In my youth, my family had a small hobby farm. A daily early morning chore in the winter was feeding the cows. My father would load up the 4X4 with bales and take them out to a feeding area in the field.
One winter morning, after several days of temperatures fluctuating above and below freezing, he "lucked into" getting the 4X4 up onto the snow crust. He had a great time driving around this broad expanse of ice-topped snow, slipping, sliding and spinning up and down the hills of the field. Inevitably, there was a weak spot and the 4X4 crashed through the crust into deep powder - it couldn't get back up on the crust and the powder was too deep to get the traction to push through it. Of course it was a few thousand feet from the farmyard or any trail through the snow. I got corralled into helping retrieve the 4X4.
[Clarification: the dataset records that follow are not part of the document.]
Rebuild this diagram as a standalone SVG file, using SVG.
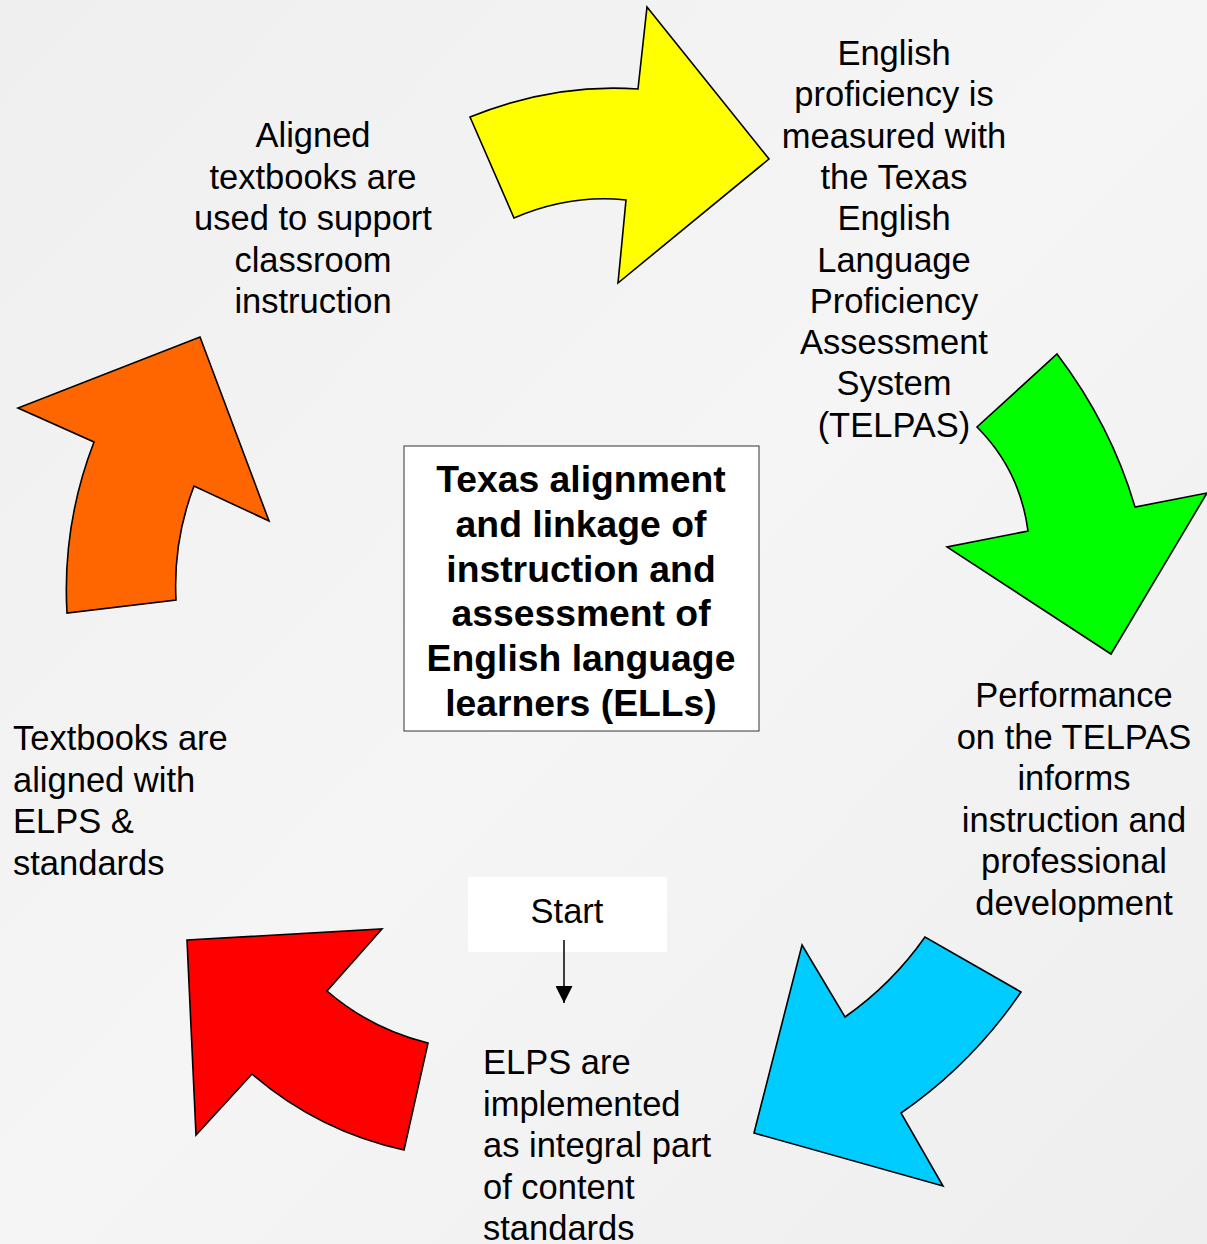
<svg xmlns="http://www.w3.org/2000/svg" width="1207" height="1244" viewBox="0 0 1207 1244">
<defs>
<style>
.lbl{font-family:"Liberation Sans",Arial,sans-serif;font-size:34.5px;fill:#000}
.ctr{text-anchor:middle}
.title{font-family:"Liberation Sans",Arial,sans-serif;font-size:37.3px;font-weight:bold;fill:#000;text-anchor:middle}
.arr{stroke:#000;stroke-width:1.6;stroke-linejoin:miter}
</style>
<linearGradient id="bg" x1="0" y1="0" x2="1" y2="1">
<stop offset="0" stop-color="#efefef"/>
<stop offset="0.5" stop-color="#f5f5f5"/>
<stop offset="1" stop-color="#eeeeee"/>
</linearGradient>
<marker id="ah" viewBox="0 0 10 10" refX="10" refY="5" markerWidth="17" markerHeight="17" markerUnits="userSpaceOnUse" orient="auto">
<path d="M0,0 L10,5 L0,10 Z" fill="#000"/>
</marker>
</defs>
<rect width="1207" height="1244" fill="url(#bg)"/>

<g id="arrow-yellow">
<path class="arr" fill="#ffff00" d="M470,117 Q554,83 638,89 L647,7 L769,159 L618,283 L626,200 Q570,194 514,218 Z"/>
</g>
<g id="arrow-green">
<path class="arr" fill="#00ff00" d="M1057,354 Q1111,425 1135,507 L1207,493 L1111,654 L947,547 L1028,531 Q1020,470 977,427 Z"/>
</g>
<g id="arrow-cyan">
<path class="arr" fill="#00ccff" d="M802,945 L845,1017 Q892,984 925,937 L1021,992 Q972,1064 901,1113 L943,1186 L754,1133 Z"/>
</g>
<g id="arrow-red">
<path class="arr" fill="#ff0000" d="M187,940 L382,929 L327,991 Q371,1029 428,1043 L404,1150 Q318,1131 252,1074 L196,1135 Z"/>
</g>
<g id="arrow-orange">
<path class="arr" fill="#ff6600" d="M200,337 L269,521 L194,486 Q173,541 176,600 L67,613 Q62,525 94,442 L18,408 Z"/>
</g>

<g id="center">
<rect x="404" y="446" width="355" height="285" fill="#fff" stroke="#333" stroke-width="1"/>
<text class="title"><tspan x="581" y="492">Texas alignment</tspan><tspan x="581" y="537">and linkage of</tspan><tspan x="581" y="582">instruction and</tspan><tspan x="581" y="626">assessment of</tspan><tspan x="581" y="671">English language</tspan><tspan x="581" y="716">learners (ELLs)</tspan></text>
</g>

<g id="node-aligned">
<text class="lbl ctr"><tspan x="313" y="147">Aligned</tspan><tspan x="313" y="188.5">textbooks are</tspan><tspan x="313" y="230">used to support</tspan><tspan x="313" y="271.5">classroom</tspan><tspan x="313" y="313">instruction</tspan></text>
</g>

<g id="node-english">
<text class="lbl ctr"><tspan x="894" y="65">English</tspan><tspan x="894" y="106.3">proficiency is</tspan><tspan x="894" y="147.6">measured with</tspan><tspan x="894" y="188.9">the Texas</tspan><tspan x="894" y="230.2">English</tspan><tspan x="894" y="271.5">Language</tspan><tspan x="894" y="312.8">Proficiency</tspan><tspan x="894" y="354.1">Assessment</tspan><tspan x="894" y="395.4">System</tspan><tspan x="894" y="436.7">(TELPAS)</tspan></text>
</g>

<g id="node-performance">
<text class="lbl ctr"><tspan x="1074" y="707">Performance</tspan><tspan x="1074" y="748.5">on the TELPAS</tspan><tspan x="1074" y="790">informs</tspan><tspan x="1074" y="831.5">instruction and</tspan><tspan x="1074" y="873">professional</tspan><tspan x="1074" y="914.5">development</tspan></text>
</g>

<g id="node-textbooks">
<text class="lbl"><tspan x="13" y="750">Textbooks are</tspan><tspan x="13" y="791.5">aligned with</tspan><tspan x="13" y="833">ELPS &amp;</tspan><tspan x="13" y="874.5">standards</tspan></text>
</g>

<g id="node-elps">
<text class="lbl"><tspan x="483" y="1074">ELPS are</tspan><tspan x="483" y="1115.5">implemented</tspan><tspan x="483" y="1157">as integral part</tspan><tspan x="483" y="1198.5">of content</tspan><tspan x="483" y="1240">standards</tspan></text>
</g>

<g id="node-start">
<rect x="468" y="877" width="199" height="75" fill="#fff"/>
<text class="lbl ctr" x="567" y="923">Start</text>
</g>

<g id="connectors">
<line x1="564" y1="940" x2="564" y2="1003" stroke="#000" stroke-width="1.5" marker-end="url(#ah)"/>
</g>
</svg>
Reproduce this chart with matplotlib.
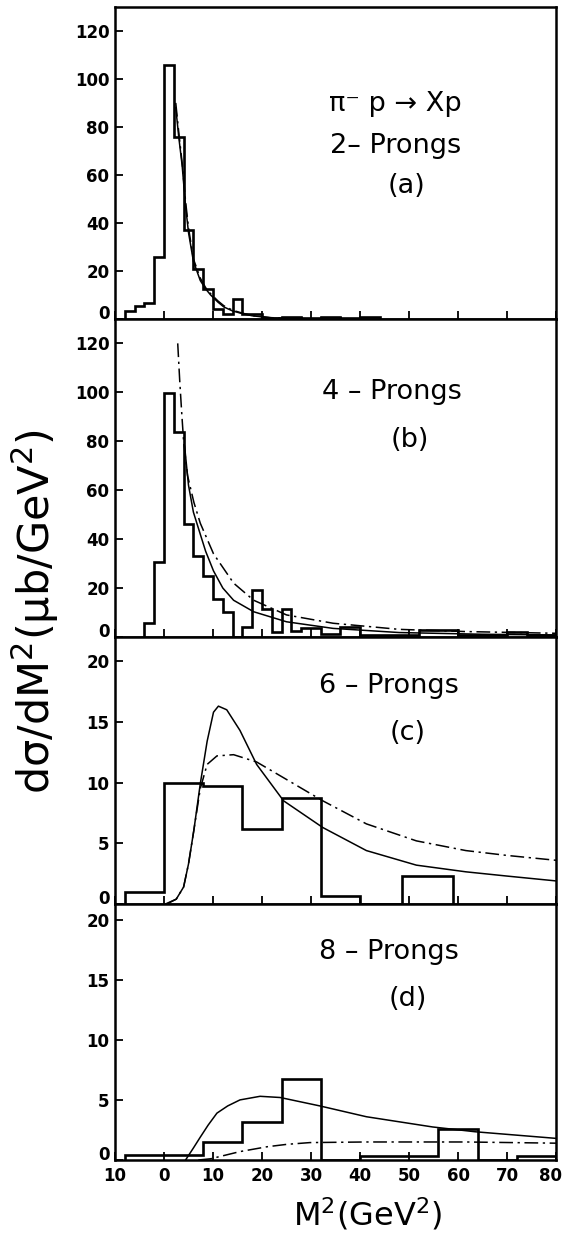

We pulled out the MF135, only 2WD but chain equipped, and used it like a mini ice-breaker by driving it backwards through the field. About half-way, it bogged down in a spot where the powder was too deep. It had created a trail through the crusted snow but didn't clear a path, so it was truly stuck and couldn't go backwards or forwards.
Next up was the Bobcat skid-steer with a bucket. We used it to remove the snow from the trail the MF135 had made. On a side-slope area, it didn't have the traction to stay in the path and kept sliding sideways. We then decided to have the Bobcat clear a new trail down the slope and around the base so it could stay off any slide slopes. That failed pretty quickly as it got wedged into the snow at a bad angle and wasn't going anywhere.
We were out of equipment - which was just as well as having 3 scattered around the field was enough - so we pulled out the shovels, planks and hay and went to work the old-fashioned way.
It took all day and it was getting pretty dark at the end, but we did get all 3 out.
I've never experienced a snow-crust strong enough to carry a vehicle in the subsequent 35 years - probably a good thing.